Work instructions -> Among the entries below, which lines run from the line with "Write a Python" through the line with "1-427/474, (589-68)/605, (427-58)/474])"? Retype those, both ends included, exactly and without pictures.

(Data entries)
::::

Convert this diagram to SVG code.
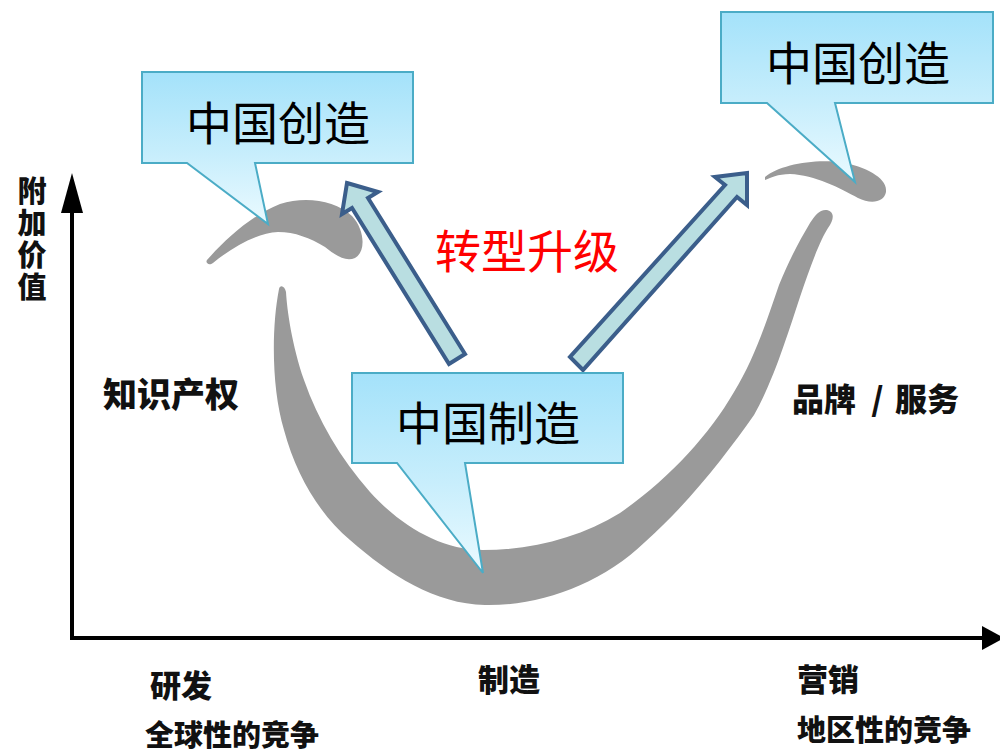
<svg xmlns="http://www.w3.org/2000/svg" width="1000" height="753" viewBox="0 0 1000 753">
  <defs>
    <linearGradient id="calloutFill" x1="0" y1="0" x2="0" y2="1">
      <stop offset="0" stop-color="#a4e2fa"/>
      <stop offset="0.55" stop-color="#c8eefc"/>
      <stop offset="1" stop-color="#eafaff"/>
    </linearGradient>
    <style>
      .callout { fill: url(#calloutFill); stroke: #4bacc6; stroke-width: 2; stroke-linejoin: miter; }
      .ctext { font-family: "Noto Sans CJK SC", "Noto Sans", sans-serif; font-size: 46px; fill: #000; text-anchor: middle; }
      .red { font-family: "Noto Sans CJK SC", "Noto Sans", sans-serif; font-size: 46px; fill: #ff0000; text-anchor: middle; }
      .lbl { font-family: "Noto Sans CJK SC", "Noto Sans", sans-serif; font-weight: 900; fill: #111; }
      .curve { fill: #9a9a9a; }
      .block { fill: #b9dee1; stroke: #3b5e8b; stroke-width: 4; stroke-linejoin: miter; }
      .axis { stroke: #000; stroke-width: 4; fill: none; }
      .axhead { fill: #000; }
    </style>
  </defs>
  <rect x="0" y="0" width="1000" height="753" fill="#ffffff"/>

  <!-- smile curve -->
  <g id="smile-curve">
    <path class="curve" d="M 207,260 C 225,240 250,216 280,204 C 305,196 335,200 352,216 C 365,230 366,252 355,258 C 345,262 335,255 325,247 C 310,238 295,232 278,232 C 258,233 235,245 213,263 C 209,266 205,263 207,260 Z"/>
    <path class="curve" d="M 279,289 C 271,330 272,390 284,430 C 296,475 320,515 350,540 C 390,575 435,604 485,605 C 540,606 600,585 645,542 C 690,502 728,452 754,415 C 774,380 789,330 800,297 C 809,270 820,240 828,228 C 834,220 835,212 827,210 C 820,209 815,215 810,223 C 800,240 790,258 779,285 C 767,320 754,360 734,392 C 709,435 670,478 620,513 C 580,538 530,550 483,550 C 440,550 400,525 370,492 C 340,458 318,420 304,380 C 292,345 287,310 286,292 C 285,286 280,284 279,289 Z"/>
    <path class="curve" d="M 765,177 C 780,165 815,158 845,163 C 870,168 888,180 886,192 C 884,203 870,204 858,198 C 840,188 815,175 790,174 C 778,174 770,178 765,180 Z"/>
  </g>

  <!-- connectors: axes and upgrade arrows -->
  <g id="connectors">
    <line class="axis" x1="72" y1="640" x2="72" y2="205"/>
    <polygon class="axhead" points="72,173 61,213 83,213"/>
    <line class="axis" x1="70" y1="638" x2="985" y2="638"/>
    <polygon class="axhead" points="1004,638 982,626 982,650"/>
    <polygon id="arrow-left" class="block" points="347,183 378,192 368,198 465,354 449,364 352,208 342,214"/>
    <polygon id="arrow-right" class="block" points="747,173 747,205 737,197 583,370 570,357 725,185 715,177"/>
  </g>

  <!-- callouts -->
  <g id="callout-left">
    <path class="callout" d="M 142,72 H 413 V 163 H 255 L 268,224 L 187,163 H 142 Z"/>
    <text class="ctext" x="278" y="140">中国创造</text>
  </g>
  <g id="callout-right">
    <path class="callout" d="M 721,12 H 993 V 103 H 835 L 855,182 L 767,103 H 721 Z"/>
    <text class="ctext" x="858" y="80">中国创造</text>
  </g>
  <g id="callout-center">
    <path class="callout" d="M 352,373 H 623 V 463 H 465 L 483,573 L 397,463 H 352 Z"/>
    <text class="ctext" x="488" y="440">中国制造</text>
  </g>

  <g id="upgrade-label">
    <text class="red" x="527" y="268">转型升级</text>
  </g>

  <!-- axis labels -->
  <g id="y-axis-label">
    <text class="lbl" font-size="29" x="32" y="176" writing-mode="vertical-rl" letter-spacing="3">附加价值</text>
  </g>
  <g id="label-ip">
    <text class="lbl" font-size="34" x="103" y="407">知识产权</text>
  </g>
  <g id="label-brand">
    <text class="lbl" font-size="32" y="411"><tspan x="792">品牌</tspan><tspan x="864"> / </tspan><tspan x="895">服务</tspan></text>
  </g>
  <g id="label-rd">
    <text class="lbl" font-size="31" x="150" y="697">研发</text>
    <text class="lbl" font-size="29" x="145" y="746">全球性的竞争</text>
  </g>
  <g id="label-mfg">
    <text class="lbl" font-size="31" x="478" y="691">制造</text>
  </g>
  <g id="label-mkt">
    <text class="lbl" font-size="31" x="797" y="691">营销</text>
    <text class="lbl" font-size="29" x="797" y="741">地区性的竞争</text>
  </g>
</svg>
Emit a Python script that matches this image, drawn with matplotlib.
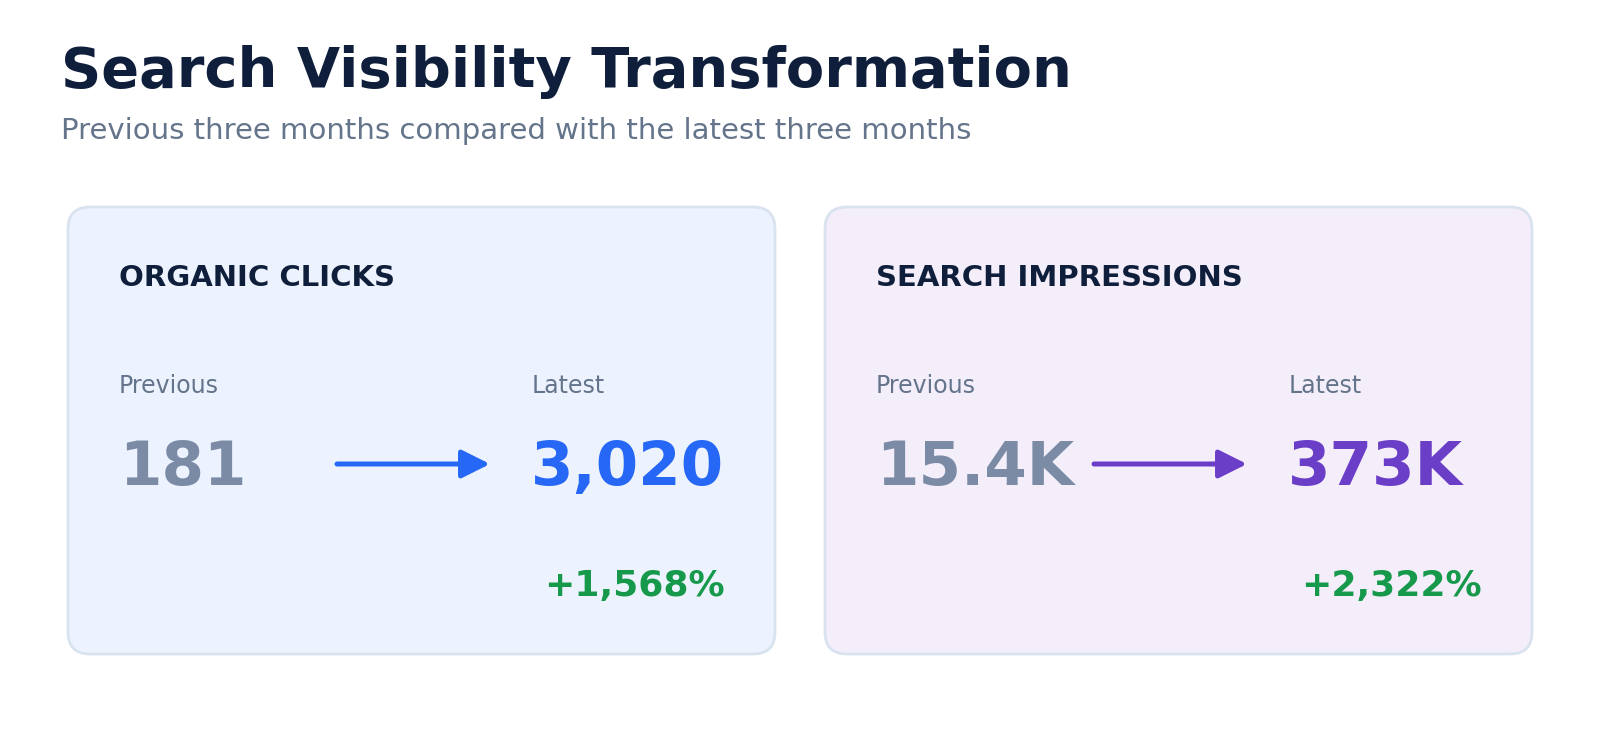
import matplotlib
matplotlib.use("Agg")
import matplotlib.pyplot as plt
from matplotlib.patches import FancyBboxPatch, FancyArrowPatch

plt.rcParams["font.family"] = ["DejaVu Sans"]

# data
metrics = ["ORGANIC CLICKS", "SEARCH IMPRESSIONS"]
previous_values = ["181", "15.4K"]
latest_values = ["3,020", "373K"]
changes = ["+1,568%", "+2,322%"]

accents = ["#2667f6", "#6b3ec8"]
card_fills = ["#edf3fe", "#f4eefb"]

NAVY = "#0f1f3b"
SLATE = "#64748b"
MUTED = "#7b8ba5"
GREEN = "#16994b"

W, H = 1600, 753
fig = plt.figure(figsize=(W / 100, H / 100), dpi=100)
ax = fig.add_axes([0, 0, 1, 1])
ax.set_xlim(0, W)
ax.set_ylim(H, 0)
ax.axis("off")

ax.text(61, 87, "Search Visibility Transformation", fontsize=40.2,
        fontweight="bold", color=NAVY, va="baseline")
ax.text(61, 139, "Previous three months compared with the latest three months",
        fontsize=21, color=SLATE, va="baseline")

card_w, card_h, card_y = 707, 447, 207
for i, metric in enumerate(metrics):
    x0 = 68 + i * 757
    ax.add_patch(FancyBboxPatch((x0, card_y), card_w, card_h,
                                boxstyle="round,pad=0,rounding_size=22",
                                facecolor=card_fills[i], edgecolor="#d9e2ef", lw=2))
    ax.text(x0 + 51, 286, metric, fontsize=21, fontweight="bold", color=NAVY,
            va="baseline")
    ax.text(x0 + 51, 393, "Previous", fontsize=17, color=SLATE, va="baseline")
    ax.text(x0 + 464, 393, "Latest", fontsize=17, color=SLATE, va="baseline")
    ax.text(x0 + 51, 485, previous_values[i], fontsize=44, fontweight="bold",
            color=MUTED, va="baseline")
    ax.text(x0 + 463, 485, latest_values[i], fontsize=44, fontweight="bold",
            color=accents[i], va="baseline")
    ax.add_patch(FancyArrowPatch((x0 + 269, 464), (x0 + 422, 464),
                                 arrowstyle="-|>,head_length=0.4,head_width=0.2",
                                 mutation_scale=43, lw=3.6, color=accents[i],
                                 capstyle="round", joinstyle="round",
                                 shrinkA=0, shrinkB=0))
    ax.text(x0 + 657, 596, changes[i], fontsize=26, fontweight="bold",
            color=GREEN, ha="right", va="baseline")

fig.savefig("out.png", dpi=100, facecolor="white")
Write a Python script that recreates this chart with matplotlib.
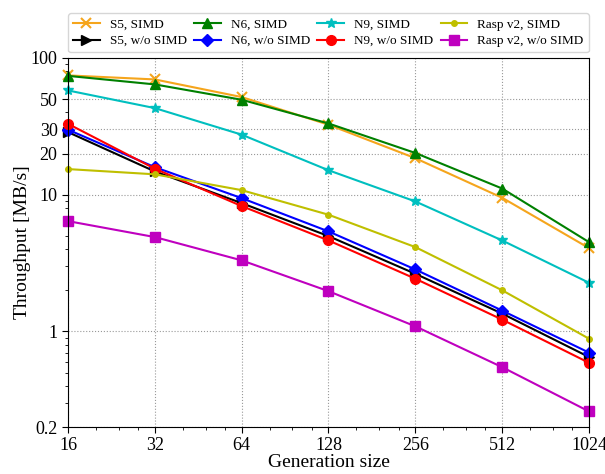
import matplotlib
matplotlib.use("Agg")
import matplotlib.pyplot as plt
from matplotlib.ticker import FixedLocator, FixedFormatter, NullFormatter, LogLocator

plt.rcParams['font.family'] = ['Liberation Serif', 'DejaVu Serif']
plt.rcParams['mathtext.fontset'] = 'stix'

gen_sizes = [16, 32, 64, 128, 256, 512, 1024]
x_tick_labels = ['16', '32', '64', '128', '256', '512', '1024']
y_ticks = [0.2, 1, 10, 20, 30, 50, 100]
y_tick_labels = ['0.2', '1', '10', '20', '30', '50', '100']

s5_simd = [74.6, 69.7, 51.8, 32.5, 18.5, 9.5, 4.07]
s5_nosimd = [28.7, 14.8, 8.68, 4.98, 2.64, 1.35, 0.65]
n6_simd = [74.0, 64.1, 49.5, 33.2, 20.2, 11.1, 4.5]
n6_nosimd = [29.9, 15.9, 9.44, 5.39, 2.84, 1.42, 0.70]
n9_simd = [57.9, 43.0, 27.5, 15.1, 8.93, 4.63, 2.27]
n9_nosimd = [33.0, 15.5, 8.26, 4.63, 2.43, 1.22, 0.59]
rasp_simd = [15.4, 14.1, 10.8, 7.14, 4.14, 2.0, 0.885]
rasp_nosimd = [6.41, 4.9, 3.31, 1.97, 1.09, 0.548, 0.26]

fig = plt.figure(figsize=(6.05, 4.74), dpi=100)
ax = fig.add_axes([68/605, 1-427/474, (589-68)/605, (427-58)/474])

series = [
    ("S5, SIMD", s5_simd, '#f5a51c', 'x', 7),
    ("S5, w/o SIMD", s5_nosimd, 'k', '>', 7),
    ("N6, SIMD", n6_simd, 'g', '^', 7),
    ("N6, w/o SIMD", n6_nosimd, 'b', 'D', 6),
    ("N9, SIMD", n9_simd, 'c', '*', 7),
    ("N9, w/o SIMD", n9_nosimd, 'r', 'o', 7),
    ("Rasp v2, SIMD", rasp_simd, 'y', 'o', 4),
    ("Rasp v2, w/o SIMD", rasp_nosimd, 'm', 's', 7),
]
for label, vals, color, marker, ms in series:
    ax.plot(gen_sizes, vals, color=color, marker=marker, markersize=ms,
            linewidth=1.5, label=label, markeredgewidth=1.5 if marker == 'x' else 1.0,
            clip_on=False)

ax.set_xscale('log', base=2)
ax.set_yscale('log')
ax.set_xlim(16, 1024)
ax.set_ylim(0.2, 100)
ax.xaxis.set_major_locator(FixedLocator(gen_sizes))
ax.xaxis.set_major_formatter(FixedFormatter(x_tick_labels))
ax.xaxis.set_minor_locator(LogLocator(base=2, subs=[1.25, 1.5, 1.75]))
ax.xaxis.set_minor_formatter(NullFormatter())
ax.yaxis.set_major_locator(FixedLocator(y_ticks))
ax.yaxis.set_major_formatter(FixedFormatter(y_tick_labels))
ax.yaxis.set_minor_locator(LogLocator(base=10, subs=range(2, 10)))
ax.yaxis.set_minor_formatter(NullFormatter())
ax.tick_params(axis='both', which='major', labelsize=13, length=4, direction='out')
ax.tick_params(axis='both', which='minor', length=2, direction='out')
ax.grid(True, which='major', linestyle=':', color='#999999', linewidth=0.8)

ax.set_xlabel('Generation size', fontsize=14, labelpad=0)
ax.set_ylabel('Throughput [MB/s]', fontsize=14, labelpad=0)

ax.legend(loc='lower left', bbox_to_anchor=(0.0, 1.015, 1.0, 0.1), mode='expand',
          ncol=4, fontsize=9.5, frameon=True, fancybox=True, borderaxespad=0.0,
          handlelength=2.0, handletextpad=0.8, labelspacing=0.3, columnspacing=0.5)

fig.savefig('out.png', dpi=100)
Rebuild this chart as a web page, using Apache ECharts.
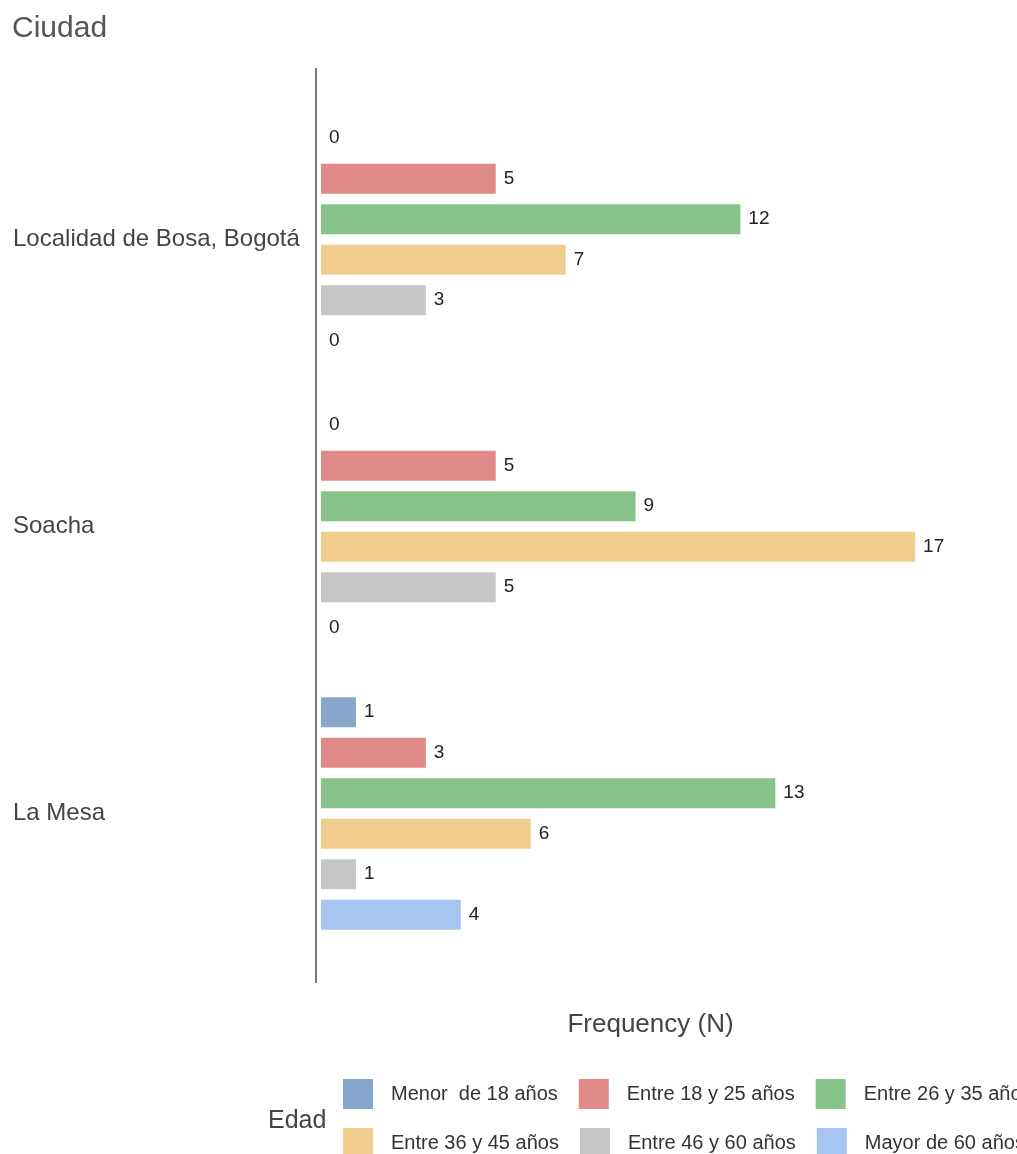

::::

Written answer ->
Write a Python script that recreates this chart with matplotlib.
import matplotlib
matplotlib.use("Agg")
import matplotlib.pyplot as plt
from matplotlib.ticker import FixedLocator, FixedFormatter, NullFormatter, LogLocator

plt.rcParams['font.family'] = ['Liberation Serif', 'DejaVu Serif']
plt.rcParams['mathtext.fontset'] = 'stix'

gen_sizes = [16, 32, 64, 128, 256, 512, 1024]
x_tick_labels = ['16', '32', '64', '128', '256', '512', '1024']
y_ticks = [0.2, 1, 10, 20, 30, 50, 100]
y_tick_labels = ['0.2', '1', '10', '20', '30', '50', '100']

s5_simd = [74.6, 69.7, 51.8, 32.5, 18.5, 9.5, 4.07]
s5_nosimd = [28.7, 14.8, 8.68, 4.98, 2.64, 1.35, 0.65]
n6_simd = [74.0, 64.1, 49.5, 33.2, 20.2, 11.1, 4.5]
n6_nosimd = [29.9, 15.9, 9.44, 5.39, 2.84, 1.42, 0.70]
n9_simd = [57.9, 43.0, 27.5, 15.1, 8.93, 4.63, 2.27]
n9_nosimd = [33.0, 15.5, 8.26, 4.63, 2.43, 1.22, 0.59]
rasp_simd = [15.4, 14.1, 10.8, 7.14, 4.14, 2.0, 0.885]
rasp_nosimd = [6.41, 4.9, 3.31, 1.97, 1.09, 0.548, 0.26]

fig = plt.figure(figsize=(6.05, 4.74), dpi=100)
ax = fig.add_axes([68/605, 1-427/474, (589-68)/605, (427-58)/474])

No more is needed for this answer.